While “Dejection: An Ode” is ostensibly written as a description of thoughts evoked by an approaching storm, the poem also provides an overwhelmingly accurate description of the course and symptoms of depression. According to the book, by the time this poem was written, Coleridge was experiencing depression, and his condition is reflected in the wording and plot of “Dejection”. This ode is aptly named; it provides an in-depth view of the emotions experienced by sufferers of depression.
As a psychological disorder, depression can be most accurately described by a general sense of apathy—toward everything. Foods do not taste as good, activities are less appealing, and emotions are stifled. These feelings are pervasive and lead to people closing themselves away from the world-both physically and mentally. What is interesting about depression is that it is so hard for someone who has not either had it or studied it to understand. Often people who have the disease cannot adequately convey the intense effects depression has physically, mentally, and emotionally. This ode gives a face to the disease and offers a glimpse into the complex feelings and changes that make up “dejection”.
In the first ten lines, Col warns readers of a storm that will overtake the tranquility of the night (lines 2-6). He uses words such as unaroused, sobbing, and moans to describe the coming changes. He goes on to describe “a grief without a pang” and “no relief” (lines 21-23). The emotions Col describes are stark, unrelenting, and unipolar. The night once marked by tranquility gives way to one that leaves the author unaffected. Coleridge writes in lines 38-46, “I see, not feel how beautiful they are! / My genial spirits fail; / And what can these avail / To lift the smothering weight from off my breast? / It were a vain endeavor, / Though I should gaze forever / On that green light that lingers in the west: / I may not hope from outward forms to win / The passion and the life, whose fountains are within.” Here, Coleridge describes the inability to feel the passion of these objects. He can see beauty and knows of the life within the natural forms, but he cannot process and appreciate the sights before him.

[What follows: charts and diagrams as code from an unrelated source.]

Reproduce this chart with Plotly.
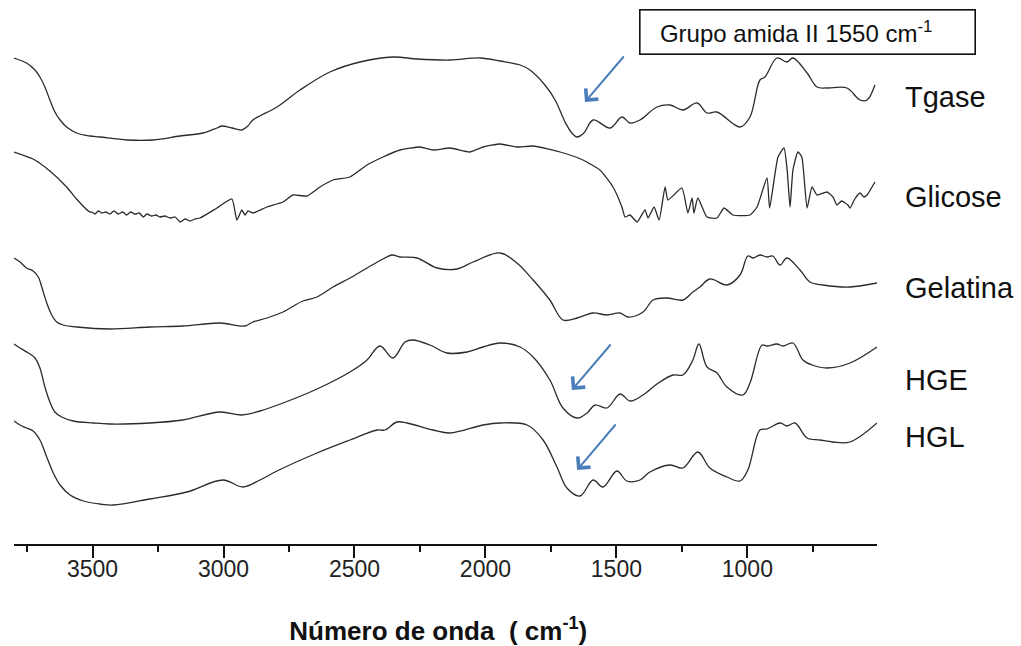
import plotly.graph_objects as go

# Wavenumbers (cm^-1) and relative transmittance (arbitrary offset units)
tgase_wn = [3800, 3752, 3720, 3701, 3682, 3663, 3644, 3624, 3599, 3561, 3510, 3472, 3369, 3269, 3166, 3078,
            3025, 3006, 2968, 2930, 2907, 2888, 2796, 2708, 2594, 2479, 2353, 2261, 2135, 2021, 1944, 1868,
            1830, 1773, 1734, 1696, 1670, 1650, 1624, 1589, 1524, 1479, 1448, 1410, 1345, 1295, 1246, 1192,
            1154, 1116, 1028, 990, 952, 933, 887, 849, 826, 772, 734, 696, 620, 570, 543, 513]
tgase_t = [486, 481, 474, 467, 457, 444, 432, 424, 417, 411, 408, 407, 404, 404, 408, 411,
           416, 418, 416, 414, 418, 424, 437, 454, 472, 482, 487, 485, 484, 486, 483, 479,
           474, 459, 444, 422, 411, 407, 411, 424, 416, 427, 421, 424, 437, 439, 434, 441,
           431, 432, 417, 427, 464, 467, 486, 482, 486, 471, 457, 456, 456, 444, 444, 459]

glicose_wn = [3800, 3727, 3663, 3599, 3561, 3529, 3510, 3503, 3491, 3478, 3465, 3449, 3434, 3418, 3402,
              3385, 3370, 3355, 3338, 3322, 3306, 3293, 3274, 3258, 3243, 3224, 3204, 3185, 3166, 3147,
              3128, 3109, 3090, 3025, 2968, 2949, 2930, 2918, 2907, 2888, 2834, 2773, 2735, 2681, 2632,
              2582, 2517, 2452, 2391, 2326, 2250, 2200, 2135, 2059, 2009, 1944, 1880, 1818, 1715, 1628,
              1563, 1513, 1479, 1467, 1448, 1421, 1391, 1379, 1356, 1337, 1314, 1303, 1250, 1227, 1211,
              1204, 1189, 1154, 1116, 1089, 1055, 990, 963, 925, 915, 883, 860, 848, 837, 826, 807, 792,
              772, 753, 734, 696, 673, 658, 640, 616, 608, 590, 570, 555, 543, 513]
glicose_t = [392, 385, 373, 357, 345, 336, 332, 332, 330, 333, 331, 332, 330, 333, 330,
             332, 329, 332, 330, 331, 327, 330, 328, 329, 327, 328, 326, 327, 322, 325,
             323, 325, 326, 336, 345, 324, 334, 329, 333, 331, 337, 342, 349, 348, 357,
             364, 367, 379, 387, 394, 397, 394, 396, 392, 397, 400, 397, 398, 392, 384,
             374, 357, 337, 327, 329, 322, 334, 326, 337, 324, 357, 344, 356, 331, 346,
             331, 346, 327, 326, 336, 329, 329, 337, 366, 336, 387, 396, 374, 337, 374, 392, 387,
             336, 357, 349, 352, 347, 339, 343, 339, 336, 345, 351, 347, 349, 362]

gelatina_wn = [3800, 3777, 3752, 3727, 3707, 3694, 3675, 3656, 3637, 3612, 3561, 3434, 3281, 3155, 3014,
               2918, 2888, 2834, 2773, 2697, 2643, 2582, 2517, 2452, 2391, 2357, 2326, 2261, 2185, 2109,
               2047, 1944, 1880, 1818, 1754, 1704, 1650, 1589, 1536, 1486, 1456, 1398, 1360, 1307, 1246,
               1208, 1181, 1143, 1078, 1028, 998, 978, 952, 925, 903, 875, 849, 799, 761, 711, 608, 505]
gelatina_t = [286, 282, 276, 273, 267, 257, 241, 229, 222, 219, 217, 215, 217, 218, 221,
              218, 222, 226, 232, 243, 247, 257, 266, 276, 285, 289, 287, 286, 276, 275,
              282, 291, 281, 264, 244, 224, 226, 231, 229, 231, 227, 232, 244, 246, 244,
              252, 257, 265, 259, 269, 288, 286, 289, 287, 288, 279, 286, 274, 262, 259, 257, 261]

hge_wn = [3800, 3777, 3745, 3720, 3701, 3682, 3663, 3644, 3618, 3574, 3497, 3434, 3281, 3155, 3014,
          2930, 2861, 2773, 2643, 2517, 2452, 2403, 2353, 2307, 2277, 2212, 2147, 2070, 2009, 1944,
          1868, 1818, 1754, 1704, 1650, 1612, 1582, 1536, 1486, 1448, 1398, 1345, 1284, 1246, 1208,
          1185, 1154, 1116, 1078, 1017, 990, 944, 925, 887, 864, 826, 788, 753, 696, 608, 505]
hge_t = [200, 196, 191, 186, 176, 157, 142, 132, 127, 123, 121, 120, 121, 124, 132,
         129, 133, 141, 155, 172, 184, 198, 186, 202, 204, 199, 191, 192, 197, 201,
         197, 187, 164, 136, 126, 131, 139, 136, 150, 143, 149, 160, 169, 169, 184,
         200, 177, 171, 157, 149, 161, 199, 198, 200, 198, 201, 184, 179, 176, 181, 197]

hgl_wn = [3800, 3777, 3752, 3727, 3701, 3675, 3650, 3624, 3586, 3535, 3472, 3421, 3281, 3140, 3002,
          2926, 2861, 2796, 2643, 2517, 2414, 2384, 2338, 2300, 2200, 2135, 2009, 1944, 1841, 1780,
          1727, 1689, 1639, 1589, 1551, 1498, 1460, 1410, 1372, 1295, 1246, 1189, 1143, 1078, 1028,
          998, 952, 925, 875, 849, 818, 772, 723, 673, 608, 505]
hgl_t = [123, 119, 116, 113, 104, 87, 71, 59, 49, 43, 40, 39, 45, 52, 64,
         57, 64, 73, 91, 104, 114, 114, 122, 121, 114, 111, 119, 121, 119, 104,
         77, 56, 48, 64, 57, 73, 63, 64, 72, 79, 76, 92, 76, 67, 63,
         74, 114, 115, 121, 118, 121, 106, 104, 102, 102, 121]

series_names = ["Tgase", "Glicose", "Gelatina", "HGE", "HGL"]
series_label_t = [447, 347, 256, 164, 107]
series_smoothing = [1.0, 0.5, 1.0, 1.0, 1.0]

major_ticks = [3500, 3000, 2500, 2000, 1500, 1000]
major_labels = ["3500", "3000", "2500", "2000", "1500", "1000"]

# arrows: tip and tail positions in data units
arrow_tips_wn = [1620, 1670, 1650]
arrow_tips_t = [442, 154, 74]
arrow_tails_wn = [1467, 1517, 1498]
arrow_tails_t = [489, 201, 121]

FONT = "Arial, Liberation Sans, sans-serif"
LINE = "#2b2b2b"

fig = go.Figure()
series = [(tgase_wn, tgase_t), (glicose_wn, glicose_t), (gelatina_wn, gelatina_t),
          (hge_wn, hge_t), (hgl_wn, hgl_t)]
for (wn, t), sm in zip(series, series_smoothing):
    fig.add_trace(go.Scatter(x=wn, y=t, mode="lines",
                             line=dict(color=LINE, width=1.3, shape="spline", smoothing=sm),
                             showlegend=False, hoverinfo="skip"))

for name, t in zip(series_names, series_label_t):
    fig.add_annotation(x=1.0, xref="paper", xshift=26, y=t, yref="y", text=name,
                       showarrow=False, xanchor="left", yanchor="middle",
                       font=dict(family=FONT, size=29, color="#111"))

for xt, yt, xa, ya in zip(arrow_tips_wn, arrow_tips_t, arrow_tails_wn, arrow_tails_t):
    fig.add_annotation(x=xt, y=yt, ax=xa, ay=ya, xref="x", yref="y", axref="x", ayref="y",
                       text="", showarrow=True, arrowhead=4, arrowsize=1.6, arrowwidth=2,
                       arrowcolor="#4a7ebb")

fig.add_annotation(x=1.0, xref="paper", xshift=-238, y=1.0, yref="paper", yshift=-9,
                   text="&nbsp;&nbsp;Grupo amida II 1550 cm<sup>-1</sup>", showarrow=False,
                   xanchor="left", yanchor="top", align="left",
                   font=dict(family=FONT, size=24, color="#111"),
                   bordercolor="#111", borderwidth=1.6, borderpad=6, bgcolor="white",
                   width=322, height=31)

fig.update_layout(
    width=1021, height=646,
    margin=dict(l=14, r=144, t=0, b=102),
    paper_bgcolor="white", plot_bgcolor="white",
    xaxis=dict(range=[3800, 505], showgrid=False, zeroline=False,
               showline=True, linecolor="#111", linewidth=2,
               ticks="outside", ticklen=12, tickwidth=2, tickcolor="#111",
               tickvals=major_ticks, ticktext=major_labels,
               ticklabelstandoff=-9,
               tickfont=dict(family=FONT, size=23, color="#222"),
               minor=dict(dtick=250, tick0=0, ticks="outside", ticklen=6, tickwidth=2, tickcolor="#111"),
               title=dict(text="<b>Número de onda&nbsp;&nbsp;( cm<sup>-1</sup>)&nbsp;&nbsp;</b>",
                          font=dict(family=FONT, size=26, color="#111"), standoff=42)),
    yaxis=dict(range=[0, 544], visible=False),
)

fig.write_html("out.html")
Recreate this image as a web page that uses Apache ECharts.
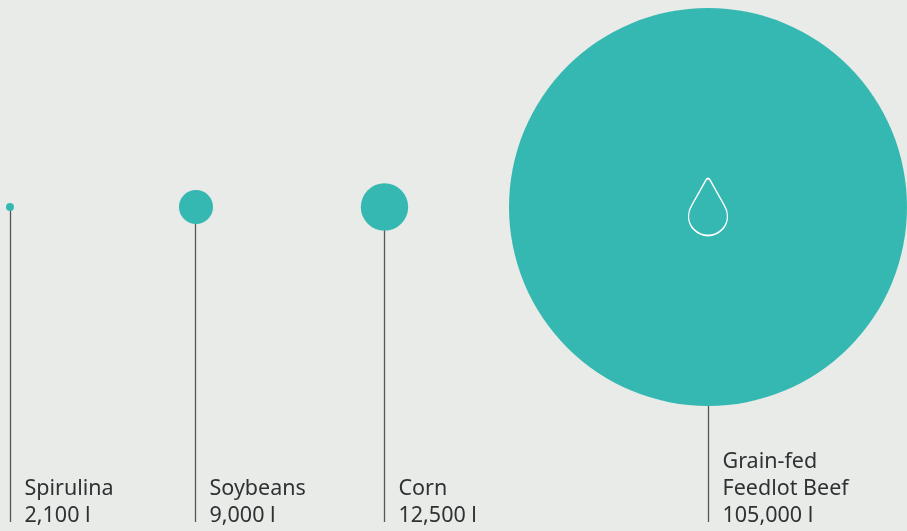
<!DOCTYPE html>
<html>
<head>
<meta charset="utf-8">
<style>html,body{margin:0;padding:0;background:#e9ebe8}#c{width:907px;height:531px}</style>
<script src="https://cdn.jsdelivr.net/npm/echarts@6/dist/echarts.min.js"></script>
</head>
<body>
<div id="c"></div>
<script>
const categories = ["Spirulina", "Soybeans", "Corn", "Grain-fed\nFeedlot Beef"];
const litres = [2100, 9000, 12500, 105000];
const valueLabels = ["2,100 l", "9,000 l", "12,500 l", "105,000 l"];
const columnX = [10.5, 195.5, 384.5, 708.5];
const circleX = [10, 196, 384.5, 708];
const circleY = 207;
const stemBottom = 522;
const labelOffset = 14;
const maxDiameter = 398;
const maxLitres = 105000;

const chart = echarts.init(document.getElementById('c'), null, {renderer: 'canvas'});
const dropPath = 'path://M20 1 C21 1 21.6 1.6 22 2.3 L36.5 27 C38.6 30.4 40 34.2 40 38 C40 48.5 31 57 20 57 C9 57 0 48.5 0 38 C0 34.2 1.4 30.4 3.5 27 L18 2.3 C18.4 1.6 19 1 20 1 Z';

chart.setOption({
  animation: false,
  backgroundColor: '#e9ebe8',
  grid: {left: 0, right: 0, top: 0, bottom: 0},
  xAxis: {type: 'value', min: 0, max: 907, show: false},
  yAxis: {type: 'value', min: 0, max: 531, inverse: true, show: false},
  series: [
    {
      type: 'custom',
      silent: true,
      z: 1,
      data: columnX.map(x => [x, circleY, stemBottom]),
      renderItem: (p, api) => {
        const a = api.coord([api.value(0), api.value(1)]);
        const b = api.coord([api.value(0), api.value(2)]);
        return {type: 'line', shape: {x1: a[0], y1: a[1], x2: b[0], y2: b[1]},
                style: {stroke: '#555', lineWidth: 1.3}};
      }
    },
    {
      type: 'scatter',
      silent: true,
      z: 2,
      data: litres.map((v, i) => [circleX[i], circleY, v]),
      symbol: 'circle',
      symbolSize: d => d[2] / maxLitres * maxDiameter,
      itemStyle: {color: '#36b8b2', opacity: 1}
    },
    {
      type: 'scatter',
      silent: true,
      z: 3,
      data: [[circleX[3], circleY]],
      symbol: dropPath,
      symbolSize: [39, 57],
      itemStyle: {color: 'rgba(0,0,0,0)', borderColor: '#fff', borderWidth: 1.5, opacity: 1}
    },
    {
      type: 'custom',
      silent: true,
      z: 4,
      data: columnX.map((x, i) => [x, stemBottom, i]),
      renderItem: (p, api) => {
        const i = api.value(2);
        const a = api.coord([api.value(0), api.value(1)]);
        return {type: 'text', x: a[0] + labelOffset, y: a[1] + 7,
                style: {text: categories[i] + '\n' + valueLabels[i], fill: '#2f3133',
                        font: '21.5px "Noto Sans"', lineHeight: 27,
                        textAlign: 'left', textVerticalAlign: 'bottom'}};
      }
    }
  ]
});
</script>
</body>
</html>
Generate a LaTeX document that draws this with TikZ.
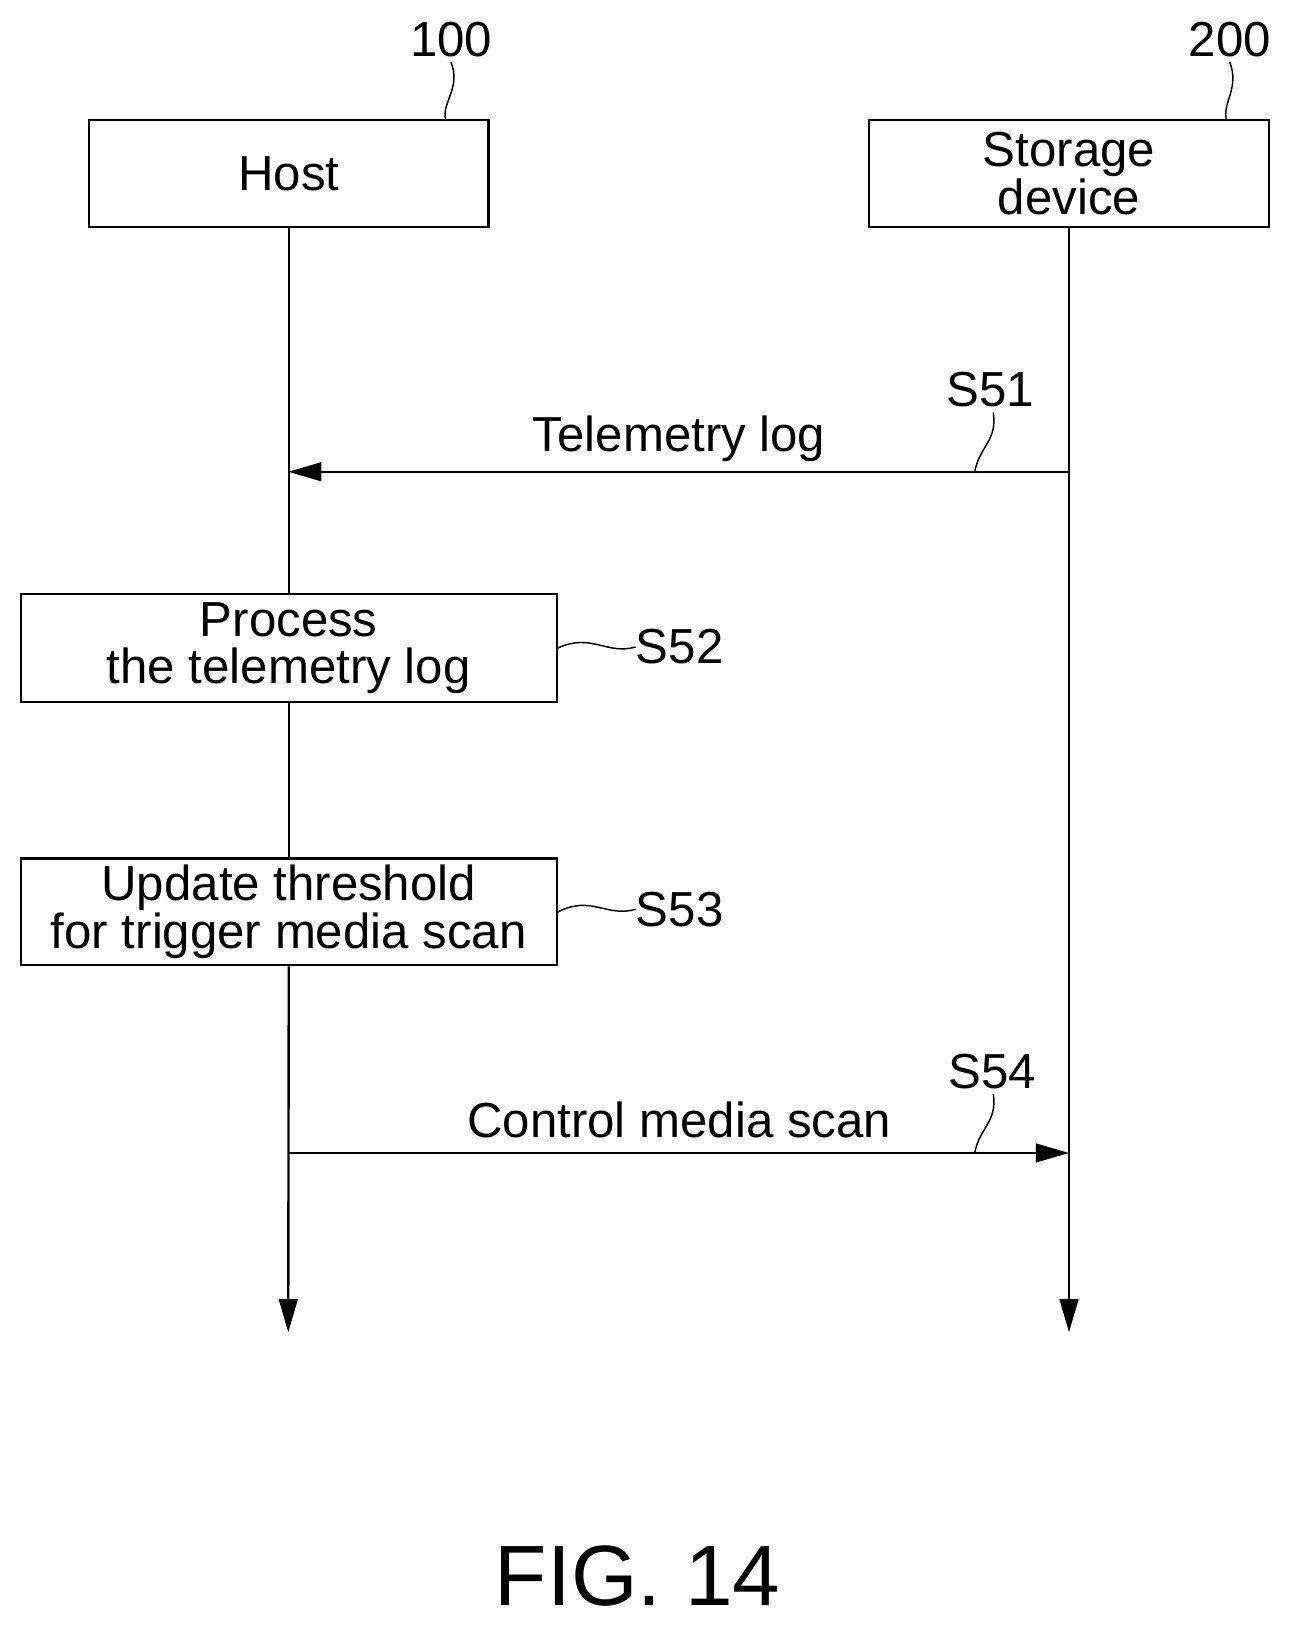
\documentclass[tikz,border=0pt]{standalone}
\usepackage{fontspec}
\setmainfont{Liberation Sans}
\usetikzlibrary{arrows.meta}
\begin{document}
\begin{tikzpicture}[x=0.02cm,y=-0.02cm,
 box/.style={draw,line width=1.3pt,inner sep=0pt,align=center,font=\fontsize{27}{26}\selectfont},
 lbl/.style={font=\fontsize{27}{30}\selectfont,inner sep=0pt},
 life/.style={line width=1.3pt,-{Triangle[length=0.64cm,width=0.36cm]}},
 sq/.style={line width=0.8pt}]
\useasboundingbox (0,0) rectangle (1250,1574);
\node[box,minimum width=7.7cm,minimum height=2.06cm] (host) at (278.5,167.5) {Host};
\node[box,minimum width=7.72cm,minimum height=2.06cm] (stor) at (1031,167.5) {Storage\\device};
\node[lbl] (l100) at (435,38) {100};
\node[lbl] (l200) at (1186,38) {200};
\draw[sq] (430,116) .. controls (425,100) and (445,85) .. (435,60);
\draw[sq] (1183,116) .. controls (1178,100) and (1196,85) .. (1186,60);
\coordinate (hend) at (278,1285);
\coordinate (send) at (1031,1285);
\node[box,minimum width=10.34cm,minimum height=2.08cm] (p1) at (278.5,625) {Process\\the telemetry log};
\node[box,minimum width=10.34cm,minimum height=2.06cm] (p2) at (278.5,879.5) {Update threshold\\for trigger media scan};
\draw[line width=1.3pt] (host.south) -- (p1.north);
\draw[line width=1.3pt] (p1.south) -- (p2.north);
\draw[life] (p2.south) -- (hend);
\draw[life] (stor.south) -- (send);
\coordinate (h1) at (278,455); \coordinate (s1) at (1031,455);
\coordinate (h2) at (278,1112); \coordinate (s2) at (1031,1112);
\draw[life] (s1) -- (h1);
\draw[life] (h2) -- (s2);
\node[lbl] (t1) at (655,423) {Telemetry log};
\node[lbl] (t2) at (655,1080) {Control media scan};
\node[lbl] (s51) at (955,376) {S51};
\node[lbl] (s54) at (957,1033) {S54};
\node[lbl,anchor=west] (s52) at (613,624) {S52};
\node[lbl,anchor=west] (s53) at (613,877) {S53};
\draw[sq] (940,455) .. controls (945,430) and (962,425) .. (958,398);
\draw[sq] (940,1112) .. controls (945,1087) and (962,1082) .. (958,1055);
\draw[sq] (p1.east) .. controls (570,610) and (585,632) .. (s52.west);
\draw[sq] (p2.east) .. controls (570,863) and (585,885) .. (s53.west);
\node[font=\fontsize{47}{50}\selectfont,inner sep=0pt] (fig) at (615,1520) {FIG. 14};
\end{tikzpicture}
\end{document}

Coleridge goes on to describe the changes necessary to reach a point where one completely lacks interest in the outside world. He theorizes that the soul emits a light with “ a sweet and potent voice” (lines 53-58). He calls this light “joy” and uses it to show the progression of his battle with dejection. Coleridge writes, “There was a time when, though my path was rough, / This joy within me dallied with distress, / And all misfortunes were but as the stuff / Whence Fancy made me dreams of happiness: / For hope grew round me, like the twining vine, / And fruits, and foliage, not my own, seemed mine” (lines 76-81). Like an advancing army, the feelings of distress war with joy initially—only to have an innate joy win out. However, many such skirmishes occur and wear down the narrator until all that remains is “Reality’s dark dream”. He writes in lines 82-94, “ But now afflictions bow me down to earth: / Nor care I that they rob me of my mirth, / But oh! Each visitation / Suspends what nature gave me at my birth, . . . / Till that which suits a part infects the whole.” This progression from a life filled with both joys and troubles into a life dominated by grief and afflictions perfectly captures changes one would experience when sliding gradually into depression.